** Start of SOURCE MATERIAL **

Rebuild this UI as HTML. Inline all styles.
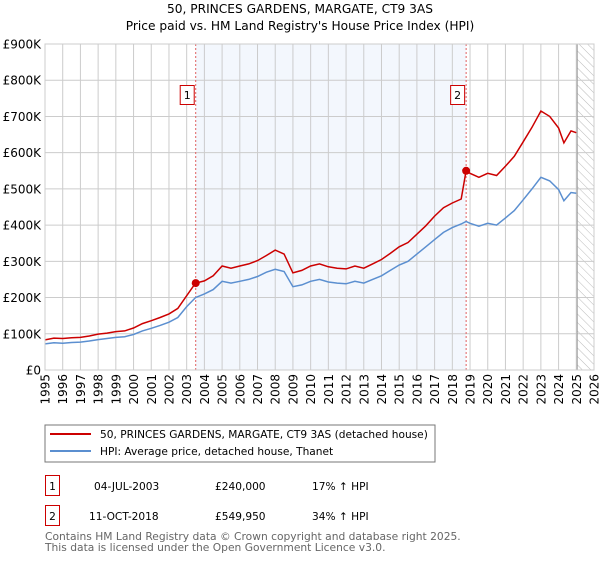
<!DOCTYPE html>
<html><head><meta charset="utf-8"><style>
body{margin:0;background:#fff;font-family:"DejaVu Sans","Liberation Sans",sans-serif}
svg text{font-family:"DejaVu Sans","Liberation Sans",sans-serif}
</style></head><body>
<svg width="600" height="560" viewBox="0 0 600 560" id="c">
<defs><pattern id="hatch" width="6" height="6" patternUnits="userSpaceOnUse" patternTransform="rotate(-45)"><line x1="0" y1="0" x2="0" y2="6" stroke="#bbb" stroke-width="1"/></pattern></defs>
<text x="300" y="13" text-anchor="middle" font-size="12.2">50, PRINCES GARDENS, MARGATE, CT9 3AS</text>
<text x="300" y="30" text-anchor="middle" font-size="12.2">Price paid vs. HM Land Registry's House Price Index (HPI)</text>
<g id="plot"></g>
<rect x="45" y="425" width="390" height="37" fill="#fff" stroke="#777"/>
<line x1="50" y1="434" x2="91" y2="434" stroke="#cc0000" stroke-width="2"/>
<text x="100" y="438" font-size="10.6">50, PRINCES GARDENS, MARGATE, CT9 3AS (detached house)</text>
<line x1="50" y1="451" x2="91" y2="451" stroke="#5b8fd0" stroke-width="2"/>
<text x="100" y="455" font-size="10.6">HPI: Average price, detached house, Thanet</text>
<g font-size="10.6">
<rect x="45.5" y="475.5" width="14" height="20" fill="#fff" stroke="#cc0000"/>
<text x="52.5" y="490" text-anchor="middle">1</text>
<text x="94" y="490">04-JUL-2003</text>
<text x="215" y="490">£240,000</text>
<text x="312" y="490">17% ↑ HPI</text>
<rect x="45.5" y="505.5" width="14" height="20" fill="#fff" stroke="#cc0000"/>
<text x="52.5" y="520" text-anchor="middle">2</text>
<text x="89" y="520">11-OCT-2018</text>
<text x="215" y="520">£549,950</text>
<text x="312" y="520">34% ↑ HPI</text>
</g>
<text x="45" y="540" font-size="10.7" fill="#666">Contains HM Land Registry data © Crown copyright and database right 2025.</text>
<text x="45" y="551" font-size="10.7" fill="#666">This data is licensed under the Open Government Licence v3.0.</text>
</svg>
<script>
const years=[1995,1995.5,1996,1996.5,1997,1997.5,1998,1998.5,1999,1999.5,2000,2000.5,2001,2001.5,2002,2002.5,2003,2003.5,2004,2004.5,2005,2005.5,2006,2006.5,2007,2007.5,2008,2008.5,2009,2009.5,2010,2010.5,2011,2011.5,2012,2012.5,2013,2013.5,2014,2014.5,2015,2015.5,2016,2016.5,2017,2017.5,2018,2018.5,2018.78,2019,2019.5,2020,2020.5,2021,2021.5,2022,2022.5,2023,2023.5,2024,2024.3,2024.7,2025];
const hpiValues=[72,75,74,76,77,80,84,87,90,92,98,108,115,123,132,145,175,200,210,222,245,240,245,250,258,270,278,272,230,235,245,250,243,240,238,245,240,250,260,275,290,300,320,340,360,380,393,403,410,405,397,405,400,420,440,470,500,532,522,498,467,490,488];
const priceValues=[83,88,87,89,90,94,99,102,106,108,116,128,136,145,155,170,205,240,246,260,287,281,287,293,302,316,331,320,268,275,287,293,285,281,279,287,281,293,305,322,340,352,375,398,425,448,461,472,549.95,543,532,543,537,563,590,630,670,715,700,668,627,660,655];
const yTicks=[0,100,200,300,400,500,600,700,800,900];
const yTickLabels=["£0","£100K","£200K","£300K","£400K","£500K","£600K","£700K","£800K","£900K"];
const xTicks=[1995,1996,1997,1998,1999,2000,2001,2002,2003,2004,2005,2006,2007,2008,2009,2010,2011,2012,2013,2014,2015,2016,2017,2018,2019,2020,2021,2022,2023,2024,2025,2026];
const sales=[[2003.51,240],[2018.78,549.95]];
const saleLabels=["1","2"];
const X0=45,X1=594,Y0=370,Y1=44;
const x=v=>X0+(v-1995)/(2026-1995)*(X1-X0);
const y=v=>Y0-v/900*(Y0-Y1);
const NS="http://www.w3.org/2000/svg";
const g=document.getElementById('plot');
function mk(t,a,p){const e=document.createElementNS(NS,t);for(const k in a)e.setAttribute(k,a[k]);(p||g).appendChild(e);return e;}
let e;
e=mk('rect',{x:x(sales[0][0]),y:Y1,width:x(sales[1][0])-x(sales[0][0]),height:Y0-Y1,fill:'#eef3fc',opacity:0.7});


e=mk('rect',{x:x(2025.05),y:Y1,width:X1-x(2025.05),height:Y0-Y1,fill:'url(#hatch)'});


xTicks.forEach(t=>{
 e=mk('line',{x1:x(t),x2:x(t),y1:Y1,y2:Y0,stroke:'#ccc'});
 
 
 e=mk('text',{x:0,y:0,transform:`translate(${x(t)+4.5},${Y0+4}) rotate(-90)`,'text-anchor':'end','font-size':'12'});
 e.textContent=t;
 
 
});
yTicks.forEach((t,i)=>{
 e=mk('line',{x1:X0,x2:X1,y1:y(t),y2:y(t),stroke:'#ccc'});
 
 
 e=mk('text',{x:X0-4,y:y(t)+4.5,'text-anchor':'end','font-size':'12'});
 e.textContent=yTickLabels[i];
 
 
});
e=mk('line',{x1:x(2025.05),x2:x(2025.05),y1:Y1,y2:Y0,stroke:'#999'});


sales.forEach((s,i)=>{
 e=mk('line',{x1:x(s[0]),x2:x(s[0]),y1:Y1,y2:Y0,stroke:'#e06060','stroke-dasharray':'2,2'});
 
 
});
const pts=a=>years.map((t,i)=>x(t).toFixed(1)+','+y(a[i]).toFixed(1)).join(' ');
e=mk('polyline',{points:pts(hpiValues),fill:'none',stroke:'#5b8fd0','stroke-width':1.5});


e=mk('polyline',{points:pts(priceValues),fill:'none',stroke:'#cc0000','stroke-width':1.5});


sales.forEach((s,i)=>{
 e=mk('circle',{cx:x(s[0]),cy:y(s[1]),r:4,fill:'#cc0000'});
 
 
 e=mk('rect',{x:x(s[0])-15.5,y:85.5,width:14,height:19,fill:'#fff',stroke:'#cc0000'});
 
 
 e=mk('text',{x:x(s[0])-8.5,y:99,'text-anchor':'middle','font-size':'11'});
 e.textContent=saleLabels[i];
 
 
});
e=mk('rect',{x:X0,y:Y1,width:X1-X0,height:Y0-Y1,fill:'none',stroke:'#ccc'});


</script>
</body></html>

** End of SOURCE MATERIAL **

__WHAT IS REQUIRED__.
Write out the material above again, word for word, minus its pictures.

__THE OUTPUT__.
Rebuild this UI as HTML. Inline all styles.
<!DOCTYPE html>
<html><head><meta charset="utf-8"><style>
body{margin:0;background:#fff;font-family:"DejaVu Sans","Liberation Sans",sans-serif}
svg text{font-family:"DejaVu Sans","Liberation Sans",sans-serif}
</style></head><body>
<svg width="600" height="560" viewBox="0 0 600 560" id="c">
<defs><pattern id="hatch" width="6" height="6" patternUnits="userSpaceOnUse" patternTransform="rotate(-45)"><line x1="0" y1="0" x2="0" y2="6" stroke="#bbb" stroke-width="1"/></pattern></defs>
<text x="300" y="13" text-anchor="middle" font-size="12.2">50, PRINCES GARDENS, MARGATE, CT9 3AS</text>
<text x="300" y="30" text-anchor="middle" font-size="12.2">Price paid vs. HM Land Registry's House Price Index (HPI)</text>
<g id="plot"></g>
<rect x="45" y="425" width="390" height="37" fill="#fff" stroke="#777"/>
<line x1="50" y1="434" x2="91" y2="434" stroke="#cc0000" stroke-width="2"/>
<text x="100" y="438" font-size="10.6">50, PRINCES GARDENS, MARGATE, CT9 3AS (detached house)</text>
<line x1="50" y1="451" x2="91" y2="451" stroke="#5b8fd0" stroke-width="2"/>
<text x="100" y="455" font-size="10.6">HPI: Average price, detached house, Thanet</text>
<g font-size="10.6">
<rect x="45.5" y="475.5" width="14" height="20" fill="#fff" stroke="#cc0000"/>
<text x="52.5" y="490" text-anchor="middle">1</text>
<text x="94" y="490">04-JUL-2003</text>
<text x="215" y="490">£240,000</text>
<text x="312" y="490">17% ↑ HPI</text>
<rect x="45.5" y="505.5" width="14" height="20" fill="#fff" stroke="#cc0000"/>
<text x="52.5" y="520" text-anchor="middle">2</text>
<text x="89" y="520">11-OCT-2018</text>
<text x="215" y="520">£549,950</text>
<text x="312" y="520">34% ↑ HPI</text>
</g>
<text x="45" y="540" font-size="10.7" fill="#666">Contains HM Land Registry data © Crown copyright and database right 2025.</text>
<text x="45" y="551" font-size="10.7" fill="#666">This data is licensed under the Open Government Licence v3.0.</text>
</svg>
<script>
const years=[1995,1995.5,1996,1996.5,1997,1997.5,1998,1998.5,1999,1999.5,2000,2000.5,2001,2001.5,2002,2002.5,2003,2003.5,2004,2004.5,2005,2005.5,2006,2006.5,2007,2007.5,2008,2008.5,2009,2009.5,2010,2010.5,2011,2011.5,2012,2012.5,2013,2013.5,2014,2014.5,2015,2015.5,2016,2016.5,2017,2017.5,2018,2018.5,2018.78,2019,2019.5,2020,2020.5,2021,2021.5,2022,2022.5,2023,2023.5,2024,2024.3,2024.7,2025];
const hpiValues=[72,75,74,76,77,80,84,87,90,92,98,108,115,123,132,145,175,200,210,222,245,240,245,250,258,270,278,272,230,235,245,250,243,240,238,245,240,250,260,275,290,300,320,340,360,380,393,403,410,405,397,405,400,420,440,470,500,532,522,498,467,490,488];
const priceValues=[83,88,87,89,90,94,99,102,106,108,116,128,136,145,155,170,205,240,246,260,287,281,287,293,302,316,331,320,268,275,287,293,285,281,279,287,281,293,305,322,340,352,375,398,425,448,461,472,549.95,543,532,543,537,563,590,630,670,715,700,668,627,660,655];
const yTicks=[0,100,200,300,400,500,600,700,800,900];
const yTickLabels=["£0","£100K","£200K","£300K","£400K","£500K","£600K","£700K","£800K","£900K"];
const xTicks=[1995,1996,1997,1998,1999,2000,2001,2002,2003,2004,2005,2006,2007,2008,2009,2010,2011,2012,2013,2014,2015,2016,2017,2018,2019,2020,2021,2022,2023,2024,2025,2026];
const sales=[[2003.51,240],[2018.78,549.95]];
const saleLabels=["1","2"];
const X0=45,X1=594,Y0=370,Y1=44;
const x=v=>X0+(v-1995)/(2026-1995)*(X1-X0);
const y=v=>Y0-v/900*(Y0-Y1);
const NS="http://www.w3.org/2000/svg";
const g=document.getElementById('plot');
function mk(t,a,p){const e=document.createElementNS(NS,t);for(const k in a)e.setAttribute(k,a[k]);(p||g).appendChild(e);return e;}
let e;
e=mk('rect',{x:x(sales[0][0]),y:Y1,width:x(sales[1][0])-x(sales[0][0]),height:Y0-Y1,fill:'#eef3fc',opacity:0.7});


e=mk('rect',{x:x(2025.05),y:Y1,width:X1-x(2025.05),height:Y0-Y1,fill:'url(#hatch)'});


xTicks.forEach(t=>{
 e=mk('line',{x1:x(t),x2:x(t),y1:Y1,y2:Y0,stroke:'#ccc'});
 
 
 e=mk('text',{x:0,y:0,transform:`translate(${x(t)+4.5},${Y0+4}) rotate(-90)`,'text-anchor':'end','font-size':'12'});
 e.textContent=t;
 
 
});
yTicks.forEach((t,i)=>{
 e=mk('line',{x1:X0,x2:X1,y1:y(t),y2:y(t),stroke:'#ccc'});
 
 
 e=mk('text',{x:X0-4,y:y(t)+4.5,'text-anchor':'end','font-size':'12'});
 e.textContent=yTickLabels[i];
 
 
});
e=mk('line',{x1:x(2025.05),x2:x(2025.05),y1:Y1,y2:Y0,stroke:'#999'});


sales.forEach((s,i)=>{
 e=mk('line',{x1:x(s[0]),x2:x(s[0]),y1:Y1,y2:Y0,stroke:'#e06060','stroke-dasharray':'2,2'});
 
 
});
const pts=a=>years.map((t,i)=>x(t).toFixed(1)+','+y(a[i]).toFixed(1)).join(' ');
e=mk('polyline',{points:pts(hpiValues),fill:'none',stroke:'#5b8fd0','stroke-width':1.5});


e=mk('polyline',{points:pts(priceValues),fill:'none',stroke:'#cc0000','stroke-width':1.5});


sales.forEach((s,i)=>{
 e=mk('circle',{cx:x(s[0]),cy:y(s[1]),r:4,fill:'#cc0000'});
 
 
 e=mk('rect',{x:x(s[0])-15.5,y:85.5,width:14,height:19,fill:'#fff',stroke:'#cc0000'});
 
 
 e=mk('text',{x:x(s[0])-8.5,y:99,'text-anchor':'middle','font-size':'11'});
 e.textContent=saleLabels[i];
 
 
});
e=mk('rect',{x:X0,y:Y1,width:X1-X0,height:Y0-Y1,fill:'none',stroke:'#ccc'});


</script>
</body></html>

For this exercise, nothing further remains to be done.